** START OF Supplied data **

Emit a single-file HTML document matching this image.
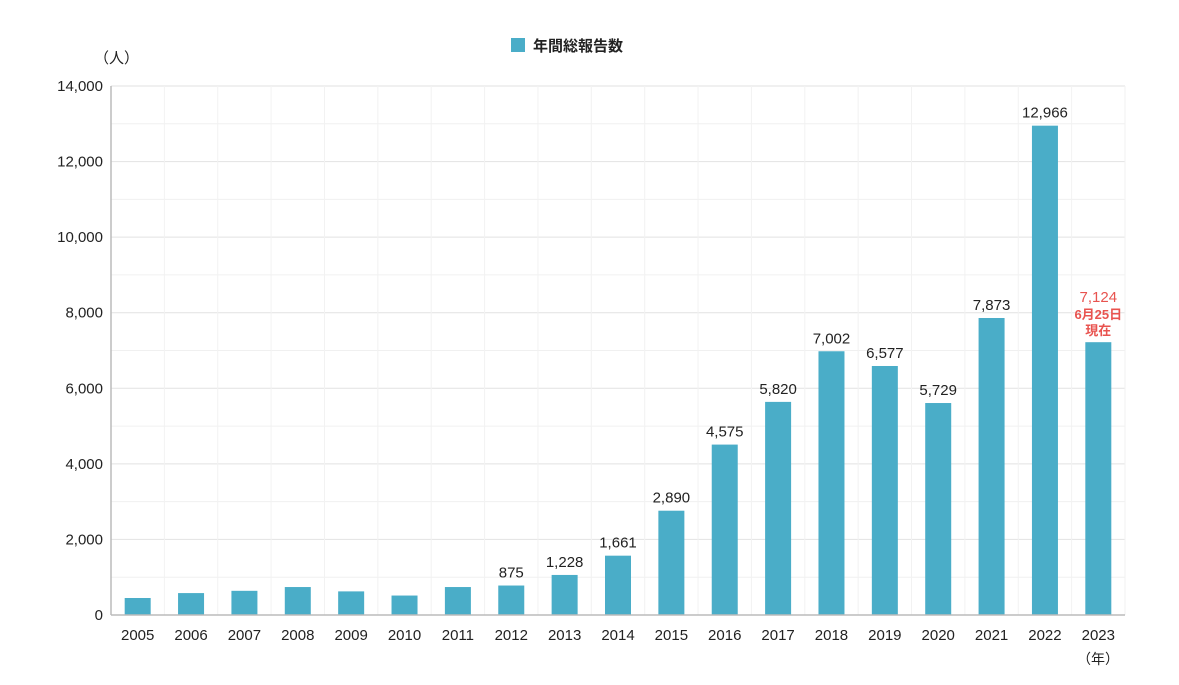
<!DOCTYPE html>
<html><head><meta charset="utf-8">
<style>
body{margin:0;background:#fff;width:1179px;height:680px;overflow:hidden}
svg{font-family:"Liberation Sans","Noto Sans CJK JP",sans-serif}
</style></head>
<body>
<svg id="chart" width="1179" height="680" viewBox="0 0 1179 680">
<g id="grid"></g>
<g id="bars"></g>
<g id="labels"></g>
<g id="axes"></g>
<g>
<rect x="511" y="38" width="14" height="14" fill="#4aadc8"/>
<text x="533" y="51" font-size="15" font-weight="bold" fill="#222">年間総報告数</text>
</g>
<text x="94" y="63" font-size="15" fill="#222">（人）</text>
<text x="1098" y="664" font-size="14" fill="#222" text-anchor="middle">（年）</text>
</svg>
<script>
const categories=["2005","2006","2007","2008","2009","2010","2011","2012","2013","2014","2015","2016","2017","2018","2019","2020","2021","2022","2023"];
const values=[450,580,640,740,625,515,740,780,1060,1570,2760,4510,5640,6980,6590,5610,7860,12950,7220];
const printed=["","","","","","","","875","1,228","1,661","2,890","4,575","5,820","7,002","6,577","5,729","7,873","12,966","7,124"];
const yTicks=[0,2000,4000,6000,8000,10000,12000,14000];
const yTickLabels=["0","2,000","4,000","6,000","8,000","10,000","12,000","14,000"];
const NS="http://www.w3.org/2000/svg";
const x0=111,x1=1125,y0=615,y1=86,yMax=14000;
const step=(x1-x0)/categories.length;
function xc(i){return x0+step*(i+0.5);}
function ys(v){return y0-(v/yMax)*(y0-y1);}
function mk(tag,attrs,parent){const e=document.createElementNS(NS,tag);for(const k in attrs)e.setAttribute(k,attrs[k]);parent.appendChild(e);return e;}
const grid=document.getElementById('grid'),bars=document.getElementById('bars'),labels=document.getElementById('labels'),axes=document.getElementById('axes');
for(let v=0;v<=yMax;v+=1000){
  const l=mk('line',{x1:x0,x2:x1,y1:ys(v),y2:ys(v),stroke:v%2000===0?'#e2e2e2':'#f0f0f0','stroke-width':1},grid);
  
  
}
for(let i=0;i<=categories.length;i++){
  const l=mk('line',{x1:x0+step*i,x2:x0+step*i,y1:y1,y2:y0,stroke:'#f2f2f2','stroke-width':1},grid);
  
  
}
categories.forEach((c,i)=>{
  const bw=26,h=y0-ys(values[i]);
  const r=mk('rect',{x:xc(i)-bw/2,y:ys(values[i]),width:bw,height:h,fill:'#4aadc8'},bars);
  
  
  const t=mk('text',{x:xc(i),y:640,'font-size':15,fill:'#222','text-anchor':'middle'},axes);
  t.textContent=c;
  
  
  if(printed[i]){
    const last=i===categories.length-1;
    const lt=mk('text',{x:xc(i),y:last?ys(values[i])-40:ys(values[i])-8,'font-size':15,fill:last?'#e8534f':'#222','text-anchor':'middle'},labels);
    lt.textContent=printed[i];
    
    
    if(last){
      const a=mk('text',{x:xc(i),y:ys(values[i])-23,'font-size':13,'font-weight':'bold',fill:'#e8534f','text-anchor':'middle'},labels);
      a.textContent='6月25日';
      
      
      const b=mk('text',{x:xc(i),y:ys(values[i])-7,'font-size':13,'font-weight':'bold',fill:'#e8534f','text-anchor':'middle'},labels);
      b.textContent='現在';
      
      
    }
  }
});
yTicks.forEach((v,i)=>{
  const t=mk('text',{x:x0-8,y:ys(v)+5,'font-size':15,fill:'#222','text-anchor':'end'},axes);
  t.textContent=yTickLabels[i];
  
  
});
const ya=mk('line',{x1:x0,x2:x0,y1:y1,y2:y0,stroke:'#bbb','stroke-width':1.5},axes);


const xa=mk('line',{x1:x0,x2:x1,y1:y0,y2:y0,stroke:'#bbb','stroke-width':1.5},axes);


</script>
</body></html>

** END OF Supplied data **

What the task asks:
All of the material above should be reproduced exactly, except the pictures.

Correct response:
Emit a single-file HTML document matching this image.
<!DOCTYPE html>
<html><head><meta charset="utf-8">
<style>
body{margin:0;background:#fff;width:1179px;height:680px;overflow:hidden}
svg{font-family:"Liberation Sans","Noto Sans CJK JP",sans-serif}
</style></head>
<body>
<svg id="chart" width="1179" height="680" viewBox="0 0 1179 680">
<g id="grid"></g>
<g id="bars"></g>
<g id="labels"></g>
<g id="axes"></g>
<g>
<rect x="511" y="38" width="14" height="14" fill="#4aadc8"/>
<text x="533" y="51" font-size="15" font-weight="bold" fill="#222">年間総報告数</text>
</g>
<text x="94" y="63" font-size="15" fill="#222">（人）</text>
<text x="1098" y="664" font-size="14" fill="#222" text-anchor="middle">（年）</text>
</svg>
<script>
const categories=["2005","2006","2007","2008","2009","2010","2011","2012","2013","2014","2015","2016","2017","2018","2019","2020","2021","2022","2023"];
const values=[450,580,640,740,625,515,740,780,1060,1570,2760,4510,5640,6980,6590,5610,7860,12950,7220];
const printed=["","","","","","","","875","1,228","1,661","2,890","4,575","5,820","7,002","6,577","5,729","7,873","12,966","7,124"];
const yTicks=[0,2000,4000,6000,8000,10000,12000,14000];
const yTickLabels=["0","2,000","4,000","6,000","8,000","10,000","12,000","14,000"];
const NS="http://www.w3.org/2000/svg";
const x0=111,x1=1125,y0=615,y1=86,yMax=14000;
const step=(x1-x0)/categories.length;
function xc(i){return x0+step*(i+0.5);}
function ys(v){return y0-(v/yMax)*(y0-y1);}
function mk(tag,attrs,parent){const e=document.createElementNS(NS,tag);for(const k in attrs)e.setAttribute(k,attrs[k]);parent.appendChild(e);return e;}
const grid=document.getElementById('grid'),bars=document.getElementById('bars'),labels=document.getElementById('labels'),axes=document.getElementById('axes');
for(let v=0;v<=yMax;v+=1000){
  const l=mk('line',{x1:x0,x2:x1,y1:ys(v),y2:ys(v),stroke:v%2000===0?'#e2e2e2':'#f0f0f0','stroke-width':1},grid);
  
  
}
for(let i=0;i<=categories.length;i++){
  const l=mk('line',{x1:x0+step*i,x2:x0+step*i,y1:y1,y2:y0,stroke:'#f2f2f2','stroke-width':1},grid);
  
  
}
categories.forEach((c,i)=>{
  const bw=26,h=y0-ys(values[i]);
  const r=mk('rect',{x:xc(i)-bw/2,y:ys(values[i]),width:bw,height:h,fill:'#4aadc8'},bars);
  
  
  const t=mk('text',{x:xc(i),y:640,'font-size':15,fill:'#222','text-anchor':'middle'},axes);
  t.textContent=c;
  
  
  if(printed[i]){
    const last=i===categories.length-1;
    const lt=mk('text',{x:xc(i),y:last?ys(values[i])-40:ys(values[i])-8,'font-size':15,fill:last?'#e8534f':'#222','text-anchor':'middle'},labels);
    lt.textContent=printed[i];
    
    
    if(last){
      const a=mk('text',{x:xc(i),y:ys(values[i])-23,'font-size':13,'font-weight':'bold',fill:'#e8534f','text-anchor':'middle'},labels);
      a.textContent='6月25日';
      
      
      const b=mk('text',{x:xc(i),y:ys(values[i])-7,'font-size':13,'font-weight':'bold',fill:'#e8534f','text-anchor':'middle'},labels);
      b.textContent='現在';
      
      
    }
  }
});
yTicks.forEach((v,i)=>{
  const t=mk('text',{x:x0-8,y:ys(v)+5,'font-size':15,fill:'#222','text-anchor':'end'},axes);
  t.textContent=yTickLabels[i];
  
  
});
const ya=mk('line',{x1:x0,x2:x0,y1:y1,y2:y0,stroke:'#bbb','stroke-width':1.5},axes);


const xa=mk('line',{x1:x0,x2:x1,y1:y0,y2:y0,stroke:'#bbb','stroke-width':1.5},axes);


</script>
</body></html>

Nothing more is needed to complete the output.